STORED ROWS =

___

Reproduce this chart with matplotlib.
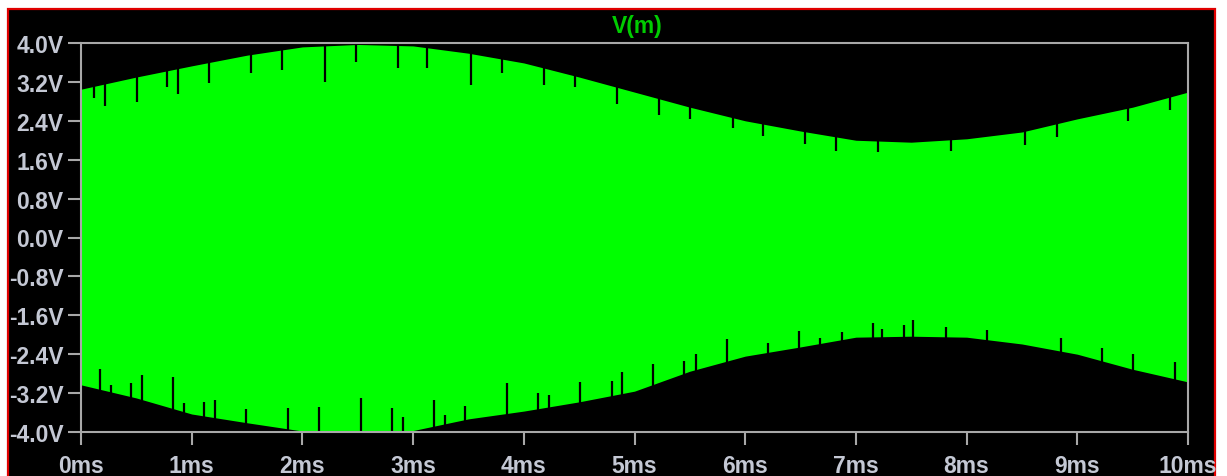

___

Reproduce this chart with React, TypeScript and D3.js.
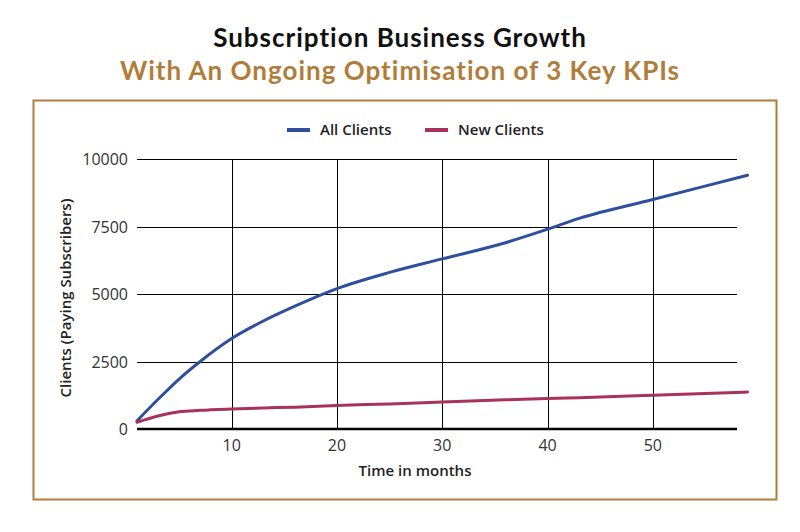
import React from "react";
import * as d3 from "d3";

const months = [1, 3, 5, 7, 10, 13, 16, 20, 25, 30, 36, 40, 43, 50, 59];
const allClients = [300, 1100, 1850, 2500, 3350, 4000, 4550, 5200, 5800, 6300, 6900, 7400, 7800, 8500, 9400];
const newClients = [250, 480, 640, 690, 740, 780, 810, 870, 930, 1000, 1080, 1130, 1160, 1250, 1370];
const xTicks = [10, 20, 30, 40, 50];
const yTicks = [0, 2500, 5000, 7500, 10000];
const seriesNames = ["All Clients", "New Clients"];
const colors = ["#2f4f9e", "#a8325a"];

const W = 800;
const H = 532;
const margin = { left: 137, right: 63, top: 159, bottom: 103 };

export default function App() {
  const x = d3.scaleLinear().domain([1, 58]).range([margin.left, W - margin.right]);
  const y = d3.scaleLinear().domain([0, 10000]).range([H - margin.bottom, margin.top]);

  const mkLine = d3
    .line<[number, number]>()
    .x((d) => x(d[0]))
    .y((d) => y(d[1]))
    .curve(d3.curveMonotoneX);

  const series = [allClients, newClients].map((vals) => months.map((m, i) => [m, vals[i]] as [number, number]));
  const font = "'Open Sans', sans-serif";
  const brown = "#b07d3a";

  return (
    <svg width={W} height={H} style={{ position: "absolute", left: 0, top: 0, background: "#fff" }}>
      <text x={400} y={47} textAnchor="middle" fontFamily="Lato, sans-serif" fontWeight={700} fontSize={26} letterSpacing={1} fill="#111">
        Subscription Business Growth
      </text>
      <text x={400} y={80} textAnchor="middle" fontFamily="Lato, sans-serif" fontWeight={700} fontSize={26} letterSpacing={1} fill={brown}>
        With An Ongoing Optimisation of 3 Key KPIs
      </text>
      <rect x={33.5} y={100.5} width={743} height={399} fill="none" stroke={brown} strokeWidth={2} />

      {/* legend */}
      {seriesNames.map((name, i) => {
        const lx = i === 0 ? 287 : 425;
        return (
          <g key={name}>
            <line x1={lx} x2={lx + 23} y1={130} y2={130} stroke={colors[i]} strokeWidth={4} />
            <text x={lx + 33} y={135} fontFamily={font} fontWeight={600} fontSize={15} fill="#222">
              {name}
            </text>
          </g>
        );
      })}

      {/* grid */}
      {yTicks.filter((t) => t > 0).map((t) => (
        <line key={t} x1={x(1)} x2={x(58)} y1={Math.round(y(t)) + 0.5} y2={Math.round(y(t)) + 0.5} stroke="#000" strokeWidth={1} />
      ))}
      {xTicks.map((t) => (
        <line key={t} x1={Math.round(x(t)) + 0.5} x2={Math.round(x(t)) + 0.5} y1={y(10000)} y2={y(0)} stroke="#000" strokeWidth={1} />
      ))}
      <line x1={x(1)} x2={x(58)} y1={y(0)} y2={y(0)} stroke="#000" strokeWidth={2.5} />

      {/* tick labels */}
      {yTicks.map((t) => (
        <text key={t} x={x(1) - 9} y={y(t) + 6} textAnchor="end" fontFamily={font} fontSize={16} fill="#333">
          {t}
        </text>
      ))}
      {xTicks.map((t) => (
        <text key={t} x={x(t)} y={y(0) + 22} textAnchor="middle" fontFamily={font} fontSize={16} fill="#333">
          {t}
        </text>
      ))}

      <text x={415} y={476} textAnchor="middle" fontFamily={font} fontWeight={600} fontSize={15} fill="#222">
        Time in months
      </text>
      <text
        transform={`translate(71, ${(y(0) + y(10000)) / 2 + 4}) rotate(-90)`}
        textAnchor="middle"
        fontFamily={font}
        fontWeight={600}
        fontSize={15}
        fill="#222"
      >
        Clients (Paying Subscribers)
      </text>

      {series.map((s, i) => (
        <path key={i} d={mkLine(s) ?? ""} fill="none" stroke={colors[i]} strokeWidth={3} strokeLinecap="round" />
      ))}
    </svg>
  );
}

___

WRITTEN REQUEST =
Quote the data above exactly from the line with "Reproduce this chart with React, TypeScript" to the line with "import * as", both ends counted, and nothing else. Pictures don't go in.

OUTPUT OF THE TASK =
Reproduce this chart with React, TypeScript and D3.js.
import React from "react";
import * as d3 from "d3";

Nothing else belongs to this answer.